The venue, Moscow, was 1553miles away from the scenes of their usual skirmishes, Stamford Bridge and Old Trafford. Compared to the sense of displacement felt by supporters of New South Wales and Victoria in Delhi last night, which was nothing though. As the crow flies, it's 6,333miles to Melbourne, 6,472miles to Sydney. For one of sport's most ancient rivalries, spanning 262 games and 117 years, this truly was a step into the unknown.

In financial terms, the difference between exiting the tournament in the semi-final (US$500,000) and winning it (US$2.5 million) was huge. It's probably fair to say that there's never been a domestic match with so much riding on the outcome. Sadly, the occasion seemed to get to Victoria who were never in the game after a tidy first over from Shane Harwood.

David Warner and Phillip Hughes are quite an opening combination, one determined to bust the myth that left-handers make more elegant batsmen. If Hughes' bat comes down like an axe, the Warner method is redolent of the blacksmith on his anvil. Between them though, they took Peter Siddle apart, combining straight-bat flails with tennis-forehand smears.

Once such swipe from Hughes, down to the sightscreen, was spectacularly ugly. In this format though, aesthetics mean nothing, and by the time the Powerplay was over, New South Wales had 56 on the board.

Only Harwood and Andrew McDonald, with his slow medium pace pitched short of a length, adjusted to the conditions. Siddle was too full and Jon Holland, the left-arm spinner, was also brutalised. And though the batting lost some fizz in the second half of the innings, 169 was at least 30 more than Victoria could reasonably have expected to chase.
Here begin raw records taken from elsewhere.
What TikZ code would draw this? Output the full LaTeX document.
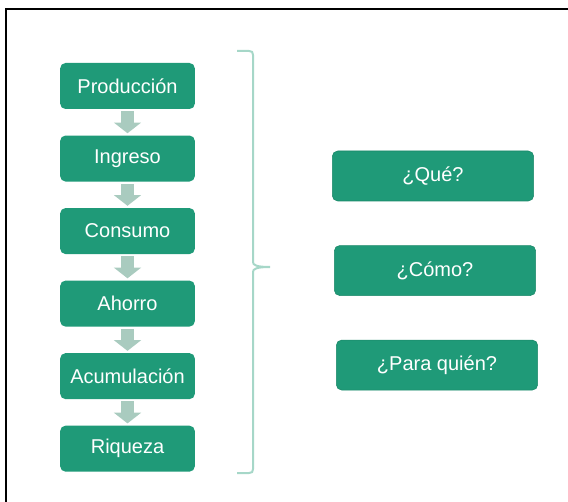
\documentclass[tikz,border=0pt]{standalone}
\usepackage{fontspec}
\setmainfont{Liberation Sans}
\usetikzlibrary{arrows.meta,positioning}
\definecolor{boxgreen}{HTML}{1F9A78}
\definecolor{boxedge}{HTML}{1A8868}
\definecolor{flowgrey}{HTML}{A9CBBF}
\definecolor{bracegreen}{HTML}{A6D7C8}
\tikzstyle{stage} = [rectangle, rounded corners=4pt, fill=boxgreen, text=white,
    minimum width=101pt, minimum height=34.5pt, inner sep=2pt, font=\fontsize{15}{18}\selectfont]
\tikzstyle{question} = [stage, draw=boxedge, thin, minimum width=151pt, minimum height=37.5pt]
\tikzstyle{flow} = [-{Triangle[width=20pt,length=8pt]}, line width=10pt, flowgrey,
    shorten <=1.5pt, shorten >=1.5pt]
\tikzstyle{bracket} = [bracegreen, line width=1.5pt]

\begin{document}
\begin{tikzpicture}[x=0.75pt, y=-0.75pt, node distance=19.5pt]
\useasboundingbox (0,0) rectangle (568,502);
\draw[line width=1.5pt] (6,502) -- (6,9) -- (568,9);

% chain on the left
\node[stage] (prod) at (127.5,86) {Producción};
\node[stage, below=of prod] (ing) {Ingreso};
\node[stage, below=of ing] (cons) {Consumo};
\node[stage, below=of cons] (ahorro) {Ahorro};
\node[stage, below=of ahorro] (acum) {Acumulación};
\node[stage, below=of acum] (riq) {Riqueza};

\draw[flow] (prod) -- (ing);
\draw[flow] (ing) -- (cons);
\draw[flow] (cons) -- (ahorro);
\draw[flow] (ahorro) -- (acum);
\draw[flow] (acum) -- (riq);

% brace
\draw[bracket] (237,51) -- (249,51) .. controls (252,51) and (253,52) .. (253,55)
    -- (253,262) .. controls (253,265) and (256,267) .. (270,267)
    .. controls (256,267) and (253,269) .. (253,272)
    -- (253,469) .. controls (253,472) and (252,473) .. (249,473) -- (237,473);

% questions
\node[question] (que) at (433,176) {¿Qué?};
\node[question, below=33pt of que, xshift=1.5pt] (como) {¿Cómo?};
\node[question, below=33pt of como, xshift=1.5pt] (para) {¿Para quién?};
\end{tikzpicture}
\end{document}
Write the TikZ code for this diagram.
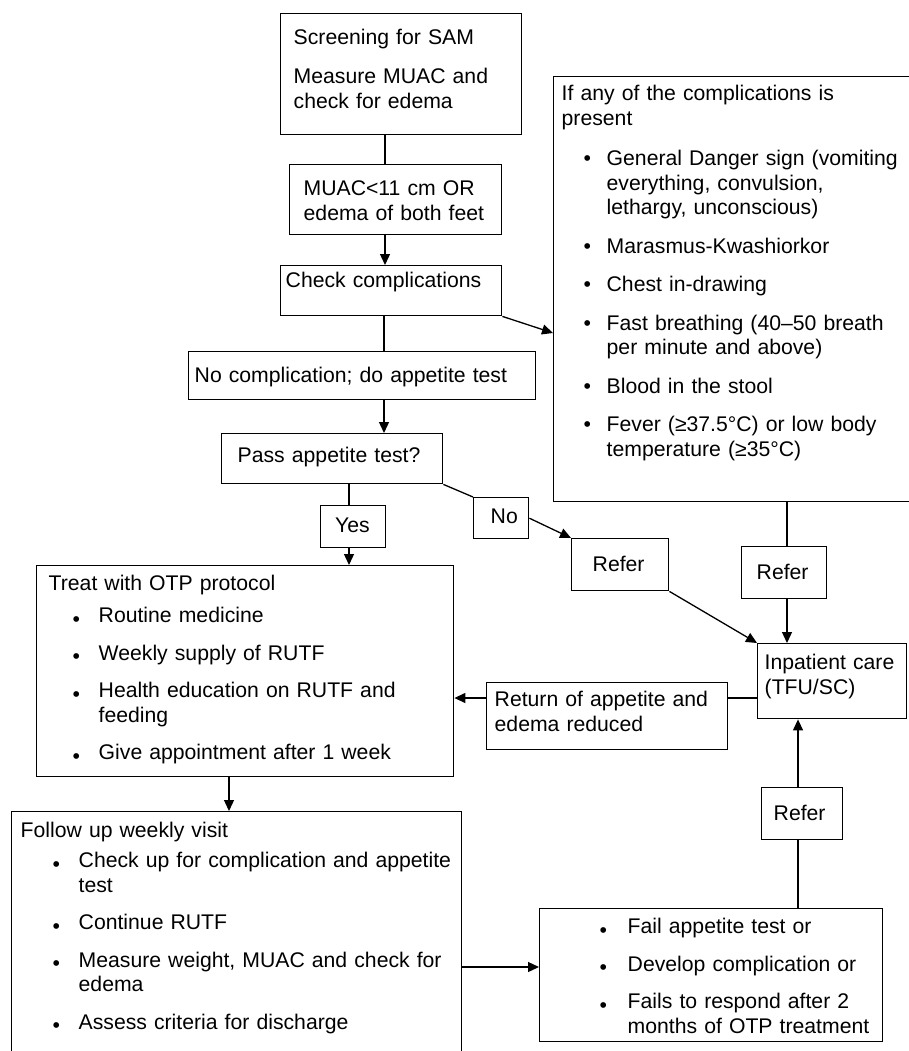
\documentclass[tikz,border=0pt]{standalone}
\usepackage{fontspec}
\setmainfont{Liberation Sans}
\usetikzlibrary{arrows.meta}

\newlength\bpos
\newlength\tpos
\newcommand\boxfont{\fontsize{21.2}{24.5}\selectfont\hyphenpenalty=10000\relax}
% bullet lists inside the boxes
\newcommand\bull[1]{\hangindent=\tpos\hangafter=1\hbox to \tpos{\hskip\bpos#1\hss}\ignorespaces}
\newcommand\itm[1][14pt]{\par\vspace{#1}\noindent\bull{\textbullet}}
\newcommand\ditm[1][13pt]{\par\vspace{#1}\noindent\bull{\raisebox{-3.5pt}{\textbullet}}}

\begin{document}
\begin{tikzpicture}[x=1pt, y=-1pt,
    box/.style={draw, line width=1.4pt, anchor=north west, inner ysep=0pt, align=left, font=\boxfont},
    ln/.style={line width=1.3pt},
    arr/.style={ln, -{Triangle[length=11pt,width=10pt]}}]

    \useasboundingbox (0,0) rectangle (908,1051);

    % Define the boxes
    \node[box, text width=215pt, inner xsep=13pt, text height=31pt, text depth=90pt] (screen) at (280,13)
        {Screening for SAM\\[14.5pt]Measure MUAC and\\check for edema};
    \node[box, text width=184pt, inner xsep=14pt, text height=31pt, text depth=39pt] (muac) at (289,164)
        {MUAC<11 cm OR\\edema of both feet};
    \node[box, text width=211pt, inner xsep=5pt, text height=22pt, text depth=28pt] (check) at (280,265)
        {Check complications};
    \node[box, text width=343pt, inner xsep=8pt, text height=24pt, text depth=401pt] (compl) at (553,76)
        {\bpos=22pt \tpos=45pt
        If any of the complications is\\present
        \itm[16pt] General Danger sign (vomiting\newline everything, convulsion,\newline lethargy, unconscious)
        \itm Marasmus-Kwashiorkor
        \itm Chest in-drawing
        \itm Fast breathing (40–50 breath\newline per minute and above)
        \itm Blood in the stool
        \itm Fever (≥37.5°C) or low body\newline temperature (≥35°C)\par};
    \node[box, text width=335pt, inner xsep=6pt, text height=31pt, text depth=17pt] (nocomp) at (188,351)
        {No complication; do appetite test};
    \node[box, text width=189pt, inner xsep=16pt, text height=29pt, text depth=21pt] (pass) at (221,433)
        {Pass appetite test?};
    \node[box, text width=36pt, inner xsep=14.5pt, text height=27pt, text depth=15pt] (yes) at (320,505) {Yes};
    \node[box, text width=21pt, inner xsep=17pt, text height=26pt, text depth=15pt] (no) at (473,497) {No};
    \node[box, text width=55pt, inner xsep=21pt, text height=33pt, text depth=19pt] (refer1) at (571,538) {Refer};
    \node[box, text width=55pt, inner xsep=15pt, text height=33pt, text depth=19pt] (refer2) at (741,546) {Refer};
    \node[box, text width=135pt, inner xsep=7pt, text height=26pt, text depth=49pt] (inpat) at (757,643)
        {Inpatient care\\(TFU/SC)};
    \node[box, text width=225pt, inner xsep=8pt, text height=24pt, text depth=43pt] (ret) at (486,682)
        {Return of appetite and\\edema reduced};
    \node[box, text width=393pt, inner xsep=12pt, text height=25pt, text depth=186pt] (treat) at (36,565)
        {\bpos=24pt \tpos=50pt
        Treat with OTP protocol
        \ditm[7.5pt] Routine medicine
        \ditm Weekly supply of RUTF
        \ditm Health education on RUTF and\newline feeding
        \ditm Give appointment after 1 week\par};
    \node[box, text width=440pt, inner xsep=5pt, text height=26pt, text depth=240pt] (follow) at (11,811)
        {\bpos=36pt \tpos=62pt
        \hspace*{4pt}Follow up weekly visit
        \ditm[5.5pt] Check up for complication and appetite\newline test
        \ditm Continue RUTF
        \ditm Measure weight, MUAC and check for\newline edema
        \ditm Assess criteria for discharge\par};
    \node[box, text width=323pt, inner xsep=10pt, text height=25pt, text depth=108pt] (fail) at (539,908)
        {\bpos=50pt \tpos=78pt
        \bull{\raisebox{-3.5pt}{\textbullet}}Fail appetite test or
        \ditm Develop complication or
        \ditm Fails to respond after 2\newline months of OTP treatment\par};
    \node[box, text width=57pt, inner xsep=12pt, text height=33pt, text depth=19pt] (refer3) at (761,787) {Refer};

    % Define the connectors
    \coordinate (c1) at (385,0);
    \coordinate (c2) at (384,0);
    \coordinate (c3) at (787,0);
    \coordinate (c4) at (349,0);
    \coordinate (c5) at (0,698);
    \coordinate (c6) at (229,0);
    \coordinate (c7) at (0,967);
    \coordinate (c8) at (798,0);
    \coordinate (c9) at (0,333);
    \draw[ln] (screen.south -| c1) -- (muac.north -| c1);
    \draw[arr] (muac.south -| c1) -- (check.north -| c1);
    \draw[ln] (check.south -| c2) -- (nocomp.north -| c2);
    \draw[arr] (nocomp.south -| c2) -- (pass.north -| c2);
    \draw[arr] (check.south east) -- (compl.west |- c9);
    \draw[ln] (pass.south -| c4) -- (yes.north -| c4);
    \draw[arr] (yes.south -| c4) -- (treat.north -| c4);
    \draw[ln] (pass.south east) -- (no.north west);
    \draw[arr] (no.east) -- (refer1.north west);
    \draw[arr] (refer1.south east) -- (inpat.north west);
    \draw[ln] (compl.south -| c3) -- (refer2.north -| c3);
    \draw[arr] (refer2.south -| c3) -- (inpat.north -| c3);
    \draw[ln] (inpat.west |- c5) -- (ret.east |- c5);
    \draw[arr] (ret.west |- c5) -- (treat.east |- c5);
    \draw[arr] (treat.south -| c6) -- (follow.north -| c6);
    \draw[arr] (follow.east |- c7) -- (fail.west |- c7);
    \draw[ln] (fail.north -| c8) -- (refer3.south -| c8);
    \draw[arr] (refer3.north -| c8) -- (inpat.south -| c8);
\end{tikzpicture}
\end{document}
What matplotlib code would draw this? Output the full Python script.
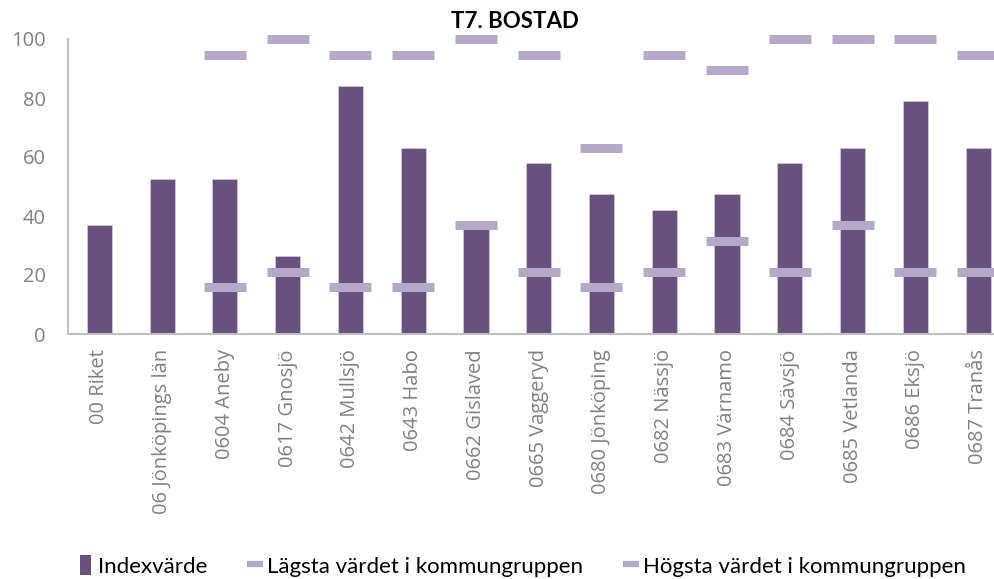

While other captains have whined about having to play on these Delhi pitches, Simon Katich has been utterly phlegmatic about it. "It's like the slow pitches we play on in Sydney," he said when asked if he would have preferred to play the semi-final in Hyderabad. "We're quite used to it." He and his side have made the adjustment seamlessly, and Katich's captaincy deserves plaudits, both for giving Nathan Hauritz a share of the new ball this evening, and also for bringing on a left-right combination against the spinners earlier in the game.

New South Wales have been flexible without being gimmicky, and Katich has had an answer for every situation, Kieron Pollard excepted.

Brett Lee has bowled with impressive control and fiery pace, and the support from Doug Bollinger, Stuart Clark and the innocuous-looking Moises Henriques has been tremendous. And with Hauritz getting prodigious turn to go with his new-found self-belief, no batting side has really looked at ease against them.

Pollard's heroics in Hyderabad merely obscured the fact that Trinadad and Tobago were comfortably second-best for 35 overs of that match. They may be a long way from home, but Australia's most successful state side seem intent on proving that, like the national team, they're a class apart.